Looking for a good recommendation for polishing GRP surfaces...

I have a Hymer, no problems polishing the aluminium sides and roof but was wondering what you could recommend for the white GRP front and rear roof cowls. I use Farecla Blacktop at the moment which is listed as recommended for GRP. The surfaces come up ok at first but do seem to to go slightly matt after a while in comparison to the aluminium surfaces. Strangely the bonnet and front wings (also GRP) seem to be ok and nice and shiny.

Any tips and recommendations, preferably with minimal effort would be most appreciated..

Pete


----------



## yozz

Hi Pete

When I mentioned I had a couple of surface marks on the van from tree branches my brother-in-law mentioned that Wickes had something that could polish out marks and polish up GRP without being abrasive. Might be worth checking out on their website


----------



## andygrisswell

I sprayed mine with 2 pack lacquer, its like brand new now.


----------



## EJB

I use a standard caravan shampoo on all vehicles.
Haven't used polish for a few years now. In many cases the polish simply attracts dirt whereas clean, really clean, paintwork (including gel coats) repels all.....as it was designed to do! :wink:


----------



## FoweyBoy

Yacht chandlers have a choice of cleaners and polishes for GRP (boats). Its a personal choice of which one to use.


----------



## dinger

*grp*

Hi Pete

a subject close to my heart as my van has very dull patches on the roof and no matter how much polish or elbow grease are applied it soon dulls down.
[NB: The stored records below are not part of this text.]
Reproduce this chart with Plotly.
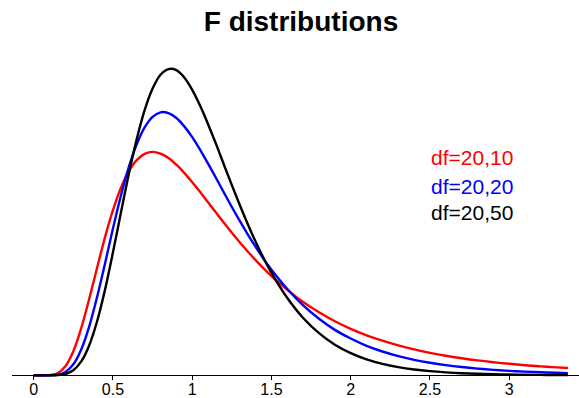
import plotly.graph_objects as go

# Values (density heights at each x)
x_vals = [0.0, 0.1, 0.15, 0.2, 0.25, 0.3, 0.35, 0.4, 0.45, 0.5, 0.55, 0.6, 0.65, 0.7,
          0.75, 0.8, 0.85, 0.9, 0.95, 1.0, 1.05, 1.1, 1.15, 1.2, 1.25, 1.3, 1.35,
          1.4, 1.45, 1.5, 1.6, 1.7, 1.8, 1.9, 2.0, 2.1, 2.2, 2.3, 2.4, 2.5, 2.6,
          2.7, 2.8, 2.9, 3.0, 3.1, 3.2, 3.3, 3.37]
df_20_10 = [0.0, 0.0007, 0.0077, 0.0337, 0.0893, 0.175, 0.2823, 0.398, 0.511, 0.611,
            0.693, 0.755, 0.796, 0.819, 0.8265, 0.820, 0.804, 0.779, 0.749, 0.714,
            0.678, 0.640, 0.602, 0.564, 0.527, 0.492, 0.458, 0.426, 0.3955, 0.367,
            0.316, 0.271, 0.233, 0.200, 0.172, 0.148, 0.128, 0.1105, 0.0958, 0.0832,
            0.0724, 0.0632, 0.0552, 0.0484, 0.0425, 0.0374, 0.0330, 0.0292, 0.0269]
df_20_20 = [0.0, 0.0001, 0.0022, 0.0123, 0.0406, 0.0957, 0.180, 0.290, 0.414, 0.543,
            0.664, 0.770, 0.855, 0.917, 0.956, 0.973, 0.970, 0.952, 0.921, 0.881,
            0.834, 0.783, 0.730, 0.676, 0.6225, 0.571, 0.5215, 0.475, 0.431, 0.3905,
            0.319, 0.2585, 0.209, 0.168, 0.136, 0.109, 0.088, 0.0709, 0.0573, 0.0463,
            0.0375, 0.0305, 0.0248, 0.0202, 0.0165, 0.0136, 0.0111, 0.0092, 0.0080]
df_20_50 = [0.0, 0.0, 0.0007, 0.0048, 0.0187, 0.0513, 0.1105, 0.200, 0.317, 0.455,
            0.601, 0.745, 0.874, 0.981, 1.061, 1.112, 1.133, 1.129, 1.102, 1.056,
            0.997, 0.929, 0.856, 0.779, 0.7035, 0.630, 0.560, 0.494, 0.434, 0.379,
            0.286, 0.212, 0.156, 0.113, 0.082, 0.0588, 0.0421, 0.0301, 0.0214, 0.0153,
            0.0109, 0.0077, 0.0055, 0.0039, 0.0028, 0.0020, 0.0014, 0.0010, 0.0008]

series = [("df=20,10", df_20_10, "#ff0000"),
          ("df=20,20", df_20_20, "#0000ff"),
          ("df=20,50", df_20_50, "#000000")]
legend_y = [0.804, 0.700, 0.604]
tick_vals = [0, 0.5, 1, 1.5, 2, 2.5, 3]
tick_text = ["0", "0.5", "1", "1.5", "2", "2.5", "3"]

W, H = 579, 398
ml, mr, mt, mb = 12, 0, 50, 18
y0, y1 = -0.0174, 1.2035

fig = go.Figure()
for name, vals, col in series:
    fig.add_trace(go.Scatter(x=x_vals, y=vals, mode="lines", name=name,
                             line=dict(color=col, width=2.4, shape="spline", smoothing=1.0),
                             showlegend=False, hoverinfo="skip"))

for (name, vals, col), ly in zip(series, legend_y):
    fig.add_annotation(x=2.495, y=ly, xref="x", yref="y", text=name, showarrow=False,
                       xanchor="left", yanchor="middle",
                       font=dict(family="Liberation Sans, Arial", size=21, color=col))

fig.update_layout(
    width=W, height=H,
    margin=dict(l=ml, r=mr, t=mt, b=mb, pad=0, autoexpand=False),
    paper_bgcolor="white", plot_bgcolor="white",
    title=dict(text="<b>F distributions</b>", x=301 / W, xanchor="center",
               y=1 - 21 / H, yanchor="middle", automargin=False,
               font=dict(family="Liberation Sans, Arial", size=28, color="black")),
    xaxis=dict(range=[-0.1369, 3.44], showgrid=False, zeroline=False, automargin=False,
               showline=True, linecolor="black", linewidth=1,
               anchor="free", position=(0 - y0) / (y1 - y0),
               tickmode="array", tickvals=tick_vals, ticktext=tick_text,
               ticks="outside", ticklen=4, tickcolor="black", tickwidth=1,
               ticklabelstandoff=-4,
               tickfont=dict(family="Liberation Sans, Arial", size=16, color="black")),
    yaxis=dict(range=[y0, y1], visible=False, showgrid=False, zeroline=False,
               automargin=False),
)

fig.write_html("out.html")
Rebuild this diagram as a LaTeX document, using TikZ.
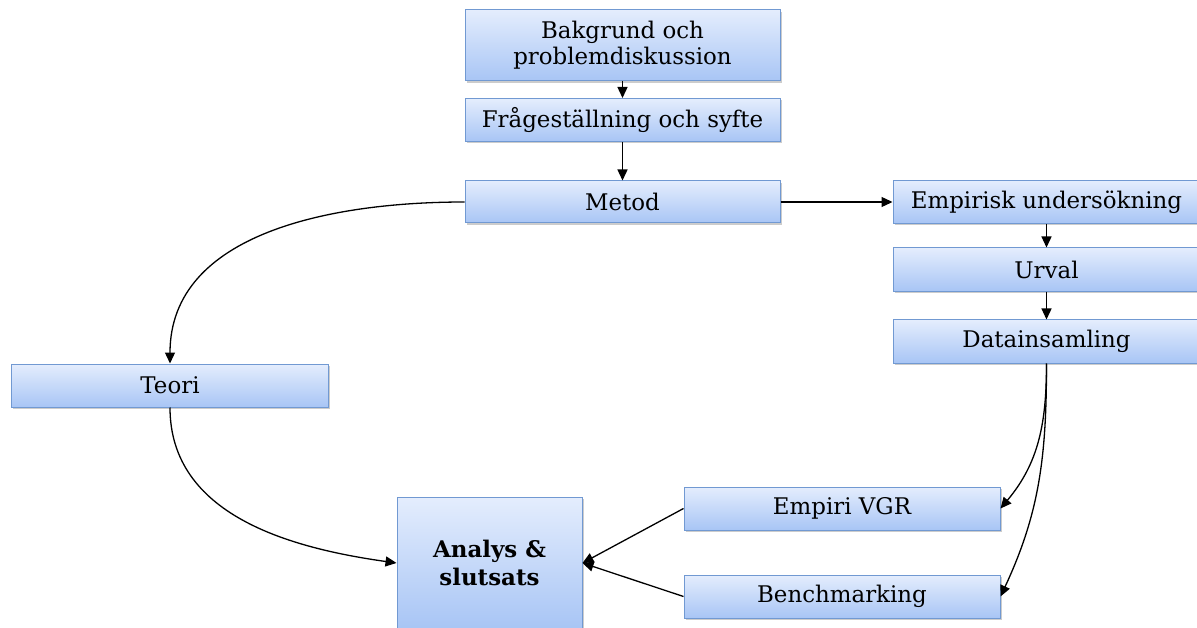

After reading the blurb and speaking to yachty people, cleaning, buffing and applying a sealant gives longer lasting sucess. My roof is so high i will looking for help.

I posted on this subject some time back and someone highly recomended a product called " poliglow " available from a yacht chandlers down sarf.

will be interesting to see how you get on
dinger


----------



## peejay

Thanks guys,

Looks like I need a visit to the nearest marina then.

Pete


----------



## Jean-Luc

Hi Pete, my Rapido still shines like new after four years, I use these products to look after the gel coat surfaces.


----------



## Dunworkin

Hi Pete,

I'm a huge fan of Car Plan T-Cut Color Fast, in white in my case. I use it all over. It produces really good results, and it's big plus is that it polishes off easily, unlike some, which is important when you have a large area to clean.

John


----------



## peejay

Jean-Luc said:


> Hi Pete, my Rapido still shines like new after four years, I use these products to look after the gel coat surfaces.


Colin, could you let me know which products you use from their range please.

Pete


----------



## Jean-Luc

Pete, I've used 'Liquid Rubbing' from their 'Boat Care' range of products, I also have 'Premium Polish' and 'UV Protecting Wax Sealer' which I have not got around to using yet.
I found the Liquid Rubbing very easy to use and excellent at removing the light oxidation 'bloom' which built up on my Rapido. The reasion I have not got around to using the polish and sealer is because the liquid rubbing brought the original shine back so well. I will not let them go to waste however as I expect the result they will give will be well worth the effort of applying them, if the result of the liquid rubbing is anything to go by. 
:big9:


----------